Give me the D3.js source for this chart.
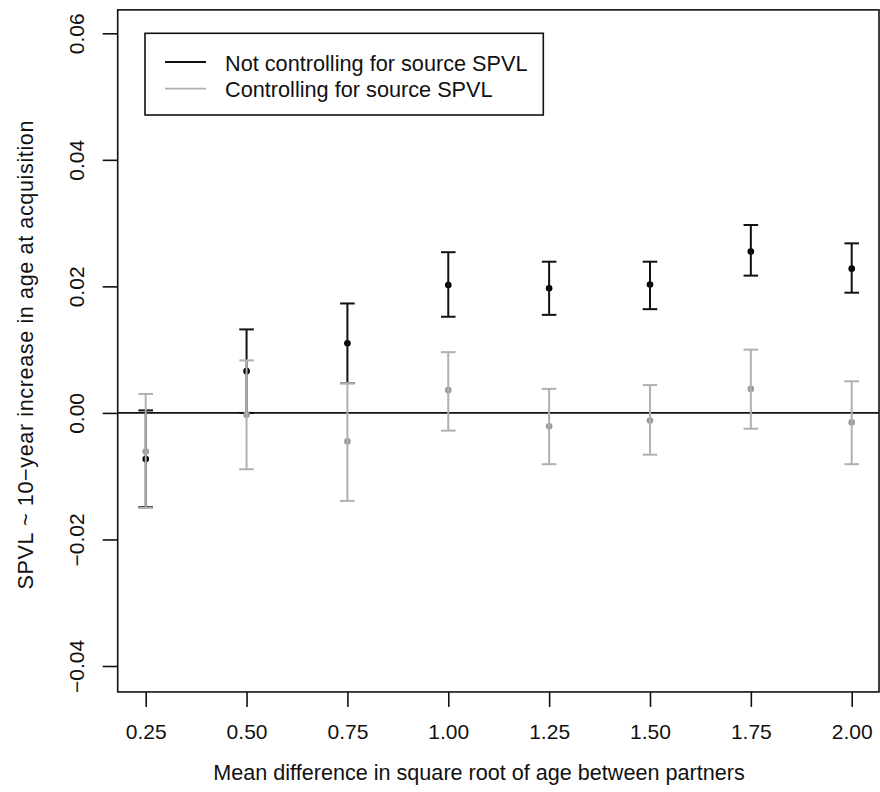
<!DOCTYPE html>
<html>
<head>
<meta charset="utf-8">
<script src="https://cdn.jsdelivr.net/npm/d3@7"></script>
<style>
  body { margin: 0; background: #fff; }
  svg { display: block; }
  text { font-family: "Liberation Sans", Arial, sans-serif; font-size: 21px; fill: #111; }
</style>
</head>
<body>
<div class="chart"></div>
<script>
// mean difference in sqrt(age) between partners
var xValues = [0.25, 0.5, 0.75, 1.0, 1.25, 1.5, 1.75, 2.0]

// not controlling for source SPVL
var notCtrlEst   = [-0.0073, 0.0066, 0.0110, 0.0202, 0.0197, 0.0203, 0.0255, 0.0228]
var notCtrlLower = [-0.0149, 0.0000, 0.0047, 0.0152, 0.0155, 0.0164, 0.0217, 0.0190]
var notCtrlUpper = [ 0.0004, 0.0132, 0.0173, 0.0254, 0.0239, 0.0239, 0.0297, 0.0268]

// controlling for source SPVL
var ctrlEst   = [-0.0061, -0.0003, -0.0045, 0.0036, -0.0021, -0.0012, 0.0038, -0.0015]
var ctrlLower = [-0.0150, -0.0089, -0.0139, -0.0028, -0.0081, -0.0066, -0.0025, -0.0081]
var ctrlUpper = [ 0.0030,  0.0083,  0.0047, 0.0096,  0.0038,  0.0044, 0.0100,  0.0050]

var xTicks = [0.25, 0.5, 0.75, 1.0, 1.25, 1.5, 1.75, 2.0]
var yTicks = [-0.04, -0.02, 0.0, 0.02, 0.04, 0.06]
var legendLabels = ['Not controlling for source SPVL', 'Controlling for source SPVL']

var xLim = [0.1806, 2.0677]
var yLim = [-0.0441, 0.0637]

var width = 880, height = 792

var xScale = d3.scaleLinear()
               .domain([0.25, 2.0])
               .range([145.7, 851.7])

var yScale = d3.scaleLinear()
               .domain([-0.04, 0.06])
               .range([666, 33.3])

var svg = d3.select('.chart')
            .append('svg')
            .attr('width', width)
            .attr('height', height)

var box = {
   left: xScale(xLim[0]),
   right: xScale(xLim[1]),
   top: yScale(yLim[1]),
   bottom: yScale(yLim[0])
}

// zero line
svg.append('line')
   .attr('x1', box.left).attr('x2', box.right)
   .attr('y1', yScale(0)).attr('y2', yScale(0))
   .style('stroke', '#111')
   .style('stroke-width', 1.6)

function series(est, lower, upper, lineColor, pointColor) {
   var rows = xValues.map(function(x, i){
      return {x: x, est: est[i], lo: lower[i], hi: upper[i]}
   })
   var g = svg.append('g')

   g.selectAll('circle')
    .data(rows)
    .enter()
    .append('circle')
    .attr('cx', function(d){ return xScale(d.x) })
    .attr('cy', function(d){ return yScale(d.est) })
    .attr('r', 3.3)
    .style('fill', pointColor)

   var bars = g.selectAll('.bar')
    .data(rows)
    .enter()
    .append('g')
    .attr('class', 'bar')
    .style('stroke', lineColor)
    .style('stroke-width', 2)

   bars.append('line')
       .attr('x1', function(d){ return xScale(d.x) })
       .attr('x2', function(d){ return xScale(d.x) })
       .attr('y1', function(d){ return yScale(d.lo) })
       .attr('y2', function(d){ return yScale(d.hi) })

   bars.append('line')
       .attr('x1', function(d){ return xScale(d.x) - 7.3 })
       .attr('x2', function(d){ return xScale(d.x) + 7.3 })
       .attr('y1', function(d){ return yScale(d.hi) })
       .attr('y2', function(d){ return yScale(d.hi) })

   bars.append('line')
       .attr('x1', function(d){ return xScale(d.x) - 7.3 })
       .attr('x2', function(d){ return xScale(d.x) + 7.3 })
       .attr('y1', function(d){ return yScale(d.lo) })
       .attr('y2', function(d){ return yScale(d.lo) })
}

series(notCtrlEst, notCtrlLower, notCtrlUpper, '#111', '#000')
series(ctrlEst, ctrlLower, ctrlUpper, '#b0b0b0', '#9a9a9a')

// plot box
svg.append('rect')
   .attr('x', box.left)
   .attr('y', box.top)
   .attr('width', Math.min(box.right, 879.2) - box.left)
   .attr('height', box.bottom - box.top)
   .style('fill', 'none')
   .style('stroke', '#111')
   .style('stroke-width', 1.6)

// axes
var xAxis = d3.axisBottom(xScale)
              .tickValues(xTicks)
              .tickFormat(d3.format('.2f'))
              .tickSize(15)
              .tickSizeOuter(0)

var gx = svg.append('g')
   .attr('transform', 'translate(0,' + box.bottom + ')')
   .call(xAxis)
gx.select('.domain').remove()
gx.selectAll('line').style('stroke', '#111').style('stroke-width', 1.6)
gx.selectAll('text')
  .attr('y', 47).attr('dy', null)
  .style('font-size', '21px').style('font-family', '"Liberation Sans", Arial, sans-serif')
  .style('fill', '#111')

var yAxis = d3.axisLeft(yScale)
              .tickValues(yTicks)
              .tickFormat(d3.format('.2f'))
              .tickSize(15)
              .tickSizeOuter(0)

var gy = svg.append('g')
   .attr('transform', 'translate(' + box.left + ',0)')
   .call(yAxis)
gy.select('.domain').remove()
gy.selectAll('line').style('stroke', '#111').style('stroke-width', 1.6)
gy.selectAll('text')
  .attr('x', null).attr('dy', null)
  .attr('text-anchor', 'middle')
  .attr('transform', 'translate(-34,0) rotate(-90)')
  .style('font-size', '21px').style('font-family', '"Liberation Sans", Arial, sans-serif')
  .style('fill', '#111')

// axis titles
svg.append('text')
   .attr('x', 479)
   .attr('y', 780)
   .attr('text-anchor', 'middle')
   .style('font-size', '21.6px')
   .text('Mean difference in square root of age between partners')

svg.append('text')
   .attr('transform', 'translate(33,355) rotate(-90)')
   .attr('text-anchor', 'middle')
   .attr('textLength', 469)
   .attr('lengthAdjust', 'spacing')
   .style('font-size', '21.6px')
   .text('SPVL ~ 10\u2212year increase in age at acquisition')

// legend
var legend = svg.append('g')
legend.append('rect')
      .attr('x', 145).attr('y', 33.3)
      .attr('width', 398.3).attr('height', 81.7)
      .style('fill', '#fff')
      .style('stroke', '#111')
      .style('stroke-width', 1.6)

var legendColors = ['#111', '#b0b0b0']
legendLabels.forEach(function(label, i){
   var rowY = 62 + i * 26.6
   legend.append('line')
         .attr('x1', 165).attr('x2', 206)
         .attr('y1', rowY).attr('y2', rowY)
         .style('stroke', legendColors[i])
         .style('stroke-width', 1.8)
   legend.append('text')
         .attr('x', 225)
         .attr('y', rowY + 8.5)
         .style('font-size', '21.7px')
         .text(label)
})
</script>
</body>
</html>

****************

**GIVEN REQUEST**
Using the data above, print every line exactly, omitting pictures.

**ANSWER BELOW**
Give me the D3.js source for this chart.
<!DOCTYPE html>
<html>
<head>
<meta charset="utf-8">
<script src="https://cdn.jsdelivr.net/npm/d3@7"></script>
<style>
  body { margin: 0; background: #fff; }
  svg { display: block; }
  text { font-family: "Liberation Sans", Arial, sans-serif; font-size: 21px; fill: #111; }
</style>
</head>
<body>
<div class="chart"></div>
<script>
// mean difference in sqrt(age) between partners
var xValues = [0.25, 0.5, 0.75, 1.0, 1.25, 1.5, 1.75, 2.0]

// not controlling for source SPVL
var notCtrlEst   = [-0.0073, 0.0066, 0.0110, 0.0202, 0.0197, 0.0203, 0.0255, 0.0228]
var notCtrlLower = [-0.0149, 0.0000, 0.0047, 0.0152, 0.0155, 0.0164, 0.0217, 0.0190]
var notCtrlUpper = [ 0.0004, 0.0132, 0.0173, 0.0254, 0.0239, 0.0239, 0.0297, 0.0268]

// controlling for source SPVL
var ctrlEst   = [-0.0061, -0.0003, -0.0045, 0.0036, -0.0021, -0.0012, 0.0038, -0.0015]
var ctrlLower = [-0.0150, -0.0089, -0.0139, -0.0028, -0.0081, -0.0066, -0.0025, -0.0081]
var ctrlUpper = [ 0.0030,  0.0083,  0.0047, 0.0096,  0.0038,  0.0044, 0.0100,  0.0050]

var xTicks = [0.25, 0.5, 0.75, 1.0, 1.25, 1.5, 1.75, 2.0]
var yTicks = [-0.04, -0.02, 0.0, 0.02, 0.04, 0.06]
var legendLabels = ['Not controlling for source SPVL', 'Controlling for source SPVL']

var xLim = [0.1806, 2.0677]
var yLim = [-0.0441, 0.0637]

var width = 880, height = 792

var xScale = d3.scaleLinear()
               .domain([0.25, 2.0])
               .range([145.7, 851.7])

var yScale = d3.scaleLinear()
               .domain([-0.04, 0.06])
               .range([666, 33.3])

var svg = d3.select('.chart')
            .append('svg')
            .attr('width', width)
            .attr('height', height)

var box = {
   left: xScale(xLim[0]),
   right: xScale(xLim[1]),
   top: yScale(yLim[1]),
   bottom: yScale(yLim[0])
}

// zero line
svg.append('line')
   .attr('x1', box.left).attr('x2', box.right)
   .attr('y1', yScale(0)).attr('y2', yScale(0))
   .style('stroke', '#111')
   .style('stroke-width', 1.6)

function series(est, lower, upper, lineColor, pointColor) {
   var rows = xValues.map(function(x, i){
      return {x: x, est: est[i], lo: lower[i], hi: upper[i]}
   })
   var g = svg.append('g')

   g.selectAll('circle')
    .data(rows)
    .enter()
    .append('circle')
    .attr('cx', function(d){ return xScale(d.x) })
    .attr('cy', function(d){ return yScale(d.est) })
    .attr('r', 3.3)
    .style('fill', pointColor)

   var bars = g.selectAll('.bar')
    .data(rows)
    .enter()
    .append('g')
    .attr('class', 'bar')
    .style('stroke', lineColor)
    .style('stroke-width', 2)

   bars.append('line')
       .attr('x1', function(d){ return xScale(d.x) })
       .attr('x2', function(d){ return xScale(d.x) })
       .attr('y1', function(d){ return yScale(d.lo) })
       .attr('y2', function(d){ return yScale(d.hi) })

   bars.append('line')
       .attr('x1', function(d){ return xScale(d.x) - 7.3 })
       .attr('x2', function(d){ return xScale(d.x) + 7.3 })
       .attr('y1', function(d){ return yScale(d.hi) })
       .attr('y2', function(d){ return yScale(d.hi) })

   bars.append('line')
       .attr('x1', function(d){ return xScale(d.x) - 7.3 })
       .attr('x2', function(d){ return xScale(d.x) + 7.3 })
       .attr('y1', function(d){ return yScale(d.lo) })
       .attr('y2', function(d){ return yScale(d.lo) })
}

series(notCtrlEst, notCtrlLower, notCtrlUpper, '#111', '#000')
series(ctrlEst, ctrlLower, ctrlUpper, '#b0b0b0', '#9a9a9a')

// plot box
svg.append('rect')
   .attr('x', box.left)
   .attr('y', box.top)
   .attr('width', Math.min(box.right, 879.2) - box.left)
   .attr('height', box.bottom - box.top)
   .style('fill', 'none')
   .style('stroke', '#111')
   .style('stroke-width', 1.6)

// axes
var xAxis = d3.axisBottom(xScale)
              .tickValues(xTicks)
              .tickFormat(d3.format('.2f'))
              .tickSize(15)
              .tickSizeOuter(0)

var gx = svg.append('g')
   .attr('transform', 'translate(0,' + box.bottom + ')')
   .call(xAxis)
gx.select('.domain').remove()
gx.selectAll('line').style('stroke', '#111').style('stroke-width', 1.6)
gx.selectAll('text')
  .attr('y', 47).attr('dy', null)
  .style('font-size', '21px').style('font-family', '"Liberation Sans", Arial, sans-serif')
  .style('fill', '#111')

var yAxis = d3.axisLeft(yScale)
              .tickValues(yTicks)
              .tickFormat(d3.format('.2f'))
              .tickSize(15)
              .tickSizeOuter(0)

var gy = svg.append('g')
   .attr('transform', 'translate(' + box.left + ',0)')
   .call(yAxis)
gy.select('.domain').remove()
gy.selectAll('line').style('stroke', '#111').style('stroke-width', 1.6)
gy.selectAll('text')
  .attr('x', null).attr('dy', null)
  .attr('text-anchor', 'middle')
  .attr('transform', 'translate(-34,0) rotate(-90)')
  .style('font-size', '21px').style('font-family', '"Liberation Sans", Arial, sans-serif')
  .style('fill', '#111')

// axis titles
svg.append('text')
   .attr('x', 479)
   .attr('y', 780)
   .attr('text-anchor', 'middle')
   .style('font-size', '21.6px')
   .text('Mean difference in square root of age between partners')

svg.append('text')
   .attr('transform', 'translate(33,355) rotate(-90)')
   .attr('text-anchor', 'middle')
   .attr('textLength', 469)
   .attr('lengthAdjust', 'spacing')
   .style('font-size', '21.6px')
   .text('SPVL ~ 10\u2212year increase in age at acquisition')

// legend
var legend = svg.append('g')
legend.append('rect')
      .attr('x', 145).attr('y', 33.3)
      .attr('width', 398.3).attr('height', 81.7)
      .style('fill', '#fff')
      .style('stroke', '#111')
      .style('stroke-width', 1.6)

var legendColors = ['#111', '#b0b0b0']
legendLabels.forEach(function(label, i){
   var rowY = 62 + i * 26.6
   legend.append('line')
         .attr('x1', 165).attr('x2', 206)
         .attr('y1', rowY).attr('y2', rowY)
         .style('stroke', legendColors[i])
         .style('stroke-width', 1.8)
   legend.append('text')
         .attr('x', 225)
         .attr('y', rowY + 8.5)
         .style('font-size', '21.7px')
         .text(label)
})
</script>
</body>
</html>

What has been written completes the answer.